▸ WHAT TO PRODUCE:
Everything from the first line down to the line containing "return arr.map((v, i)" is to be retyped exactly, both ends included, with pictures left out.
****************
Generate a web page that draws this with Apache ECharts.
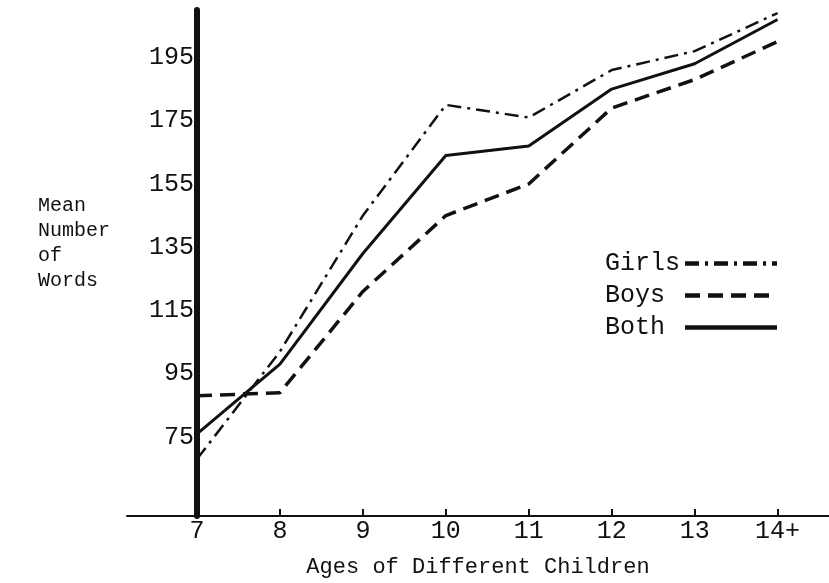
<!DOCTYPE html>
<html>
<head>
<meta charset="utf-8">
<script src="https://cdn.jsdelivr.net/npm/echarts@6/dist/echarts.min.js"></script>
<style>
html,body{margin:0;padding:0;background:#fff;}
#chart{width:829px;height:583px;}
</style>
</head>
<body>
<div id="chart"></div>
<script>
const ages = ['7', '8', '9', '10', '11', '12', '13', '14+'];
const girls = [68, 102, 145, 180, 176, 191, 197, 209];
const boys = [88, 89, 121, 145, 155, 179, 188, 200];
const both = [76, 98, 133, 164, 167, 185, 193, 207];
const yTickLabels = [75, 95, 115, 135, 155, 175, 195];

const FONT = '"Liberation Mono", monospace';
const INK = '#111';

function pts(arr) { return arr.map((v, i) => [i, v]); }

const chart = echarts.init(document.getElementById('chart'), null, { renderer: 'canvas' });
chart.setOption({
  animation: false,
  backgroundColor: '#fff',
  color: [INK, INK, INK],
  title: {
    text: 'Mean\nNumber\nof\nWords',
    left: 33,
    top: 188,
    textStyle: { fontFamily: FONT, fontSize: 20, fontWeight: 'normal', color: INK, lineHeight: 25 }
  },
  legend: {
    data: ['Girls', 'Boys', 'Both'],
    orient: 'vertical',
    left: 600,
    top: 246,
    align: 'right',
    itemWidth: 92,
    itemHeight: 8,
    itemGap: 7,
    itemStyle: { opacity: 0 },
    lineStyle: { width: 4.5 },
    formatter: name => name.padEnd(5, '\u00a0'),
    textStyle: { fontFamily: FONT, fontSize: 25, color: INK }
  },
  grid: { left: 127, right: 0, top: 10, bottom: 63, containLabel: false },
  xAxis: {
    type: 'value',
    min: -0.844,
    max: 7.62,
    axisLine: { onZero: false, lineStyle: { color: INK, width: 2 } },
    splitLine: { show: false },
    axisTick: { show: true, inside: true, length: 7, customValues: [1, 2, 3, 4, 5, 6, 7], lineStyle: { color: INK, width: 2 } },
    axisLabel: {
      customValues: [0, 1, 2, 3, 4, 5, 6, 7],
      formatter: v => ages[Math.round(v)] || '',
      fontFamily: FONT, fontSize: 25, color: INK, margin: 3
    },
    name: 'Ages of Different Children',
    nameLocation: 'middle',
    nameGap: 40,
    nameTextStyle: { fontFamily: FONT, fontSize: 22, color: INK }
  },
  yAxis: {
    type: 'value',
    min: 50,
    max: 210,
    axisLine: { show: true, onZero: true, lineStyle: { color: INK, width: 6 } },
    splitLine: { show: false },
    axisTick: { show: false },
    axisLabel: {
      customValues: yTickLabels,
      fontFamily: FONT, fontSize: 25, color: INK, margin: -67
    }
  },
  series: [
    {
      name: 'Girls', type: 'line', data: pts(girls), symbol: 'none',
      itemStyle: { color: INK },
      lineStyle: { color: INK, width: 2.5, type: [14, 6, 3, 6] }
    },
    {
      name: 'Boys', type: 'line', data: pts(boys), symbol: 'none',
      itemStyle: { color: INK },
      lineStyle: { color: INK, width: 3.5, type: [15, 8] }
    },
    {
      name: 'Both', type: 'line', data: pts(both), symbol: 'none',
      itemStyle: { color: INK },
      lineStyle: { color: INK, width: 3 }
    }
  ]
});
</script>
</body>
</html>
****************
▸ THE COMPLETED TASK:
Generate a web page that draws this with Apache ECharts.
<!DOCTYPE html>
<html>
<head>
<meta charset="utf-8">
<script src="https://cdn.jsdelivr.net/npm/echarts@6/dist/echarts.min.js"></script>
<style>
html,body{margin:0;padding:0;background:#fff;}
#chart{width:829px;height:583px;}
</style>
</head>
<body>
<div id="chart"></div>
<script>
const ages = ['7', '8', '9', '10', '11', '12', '13', '14+'];
const girls = [68, 102, 145, 180, 176, 191, 197, 209];
const boys = [88, 89, 121, 145, 155, 179, 188, 200];
const both = [76, 98, 133, 164, 167, 185, 193, 207];
const yTickLabels = [75, 95, 115, 135, 155, 175, 195];

const FONT = '"Liberation Mono", monospace';
const INK = '#111';

function pts(arr) { return arr.map((v, i) => [i, v]); }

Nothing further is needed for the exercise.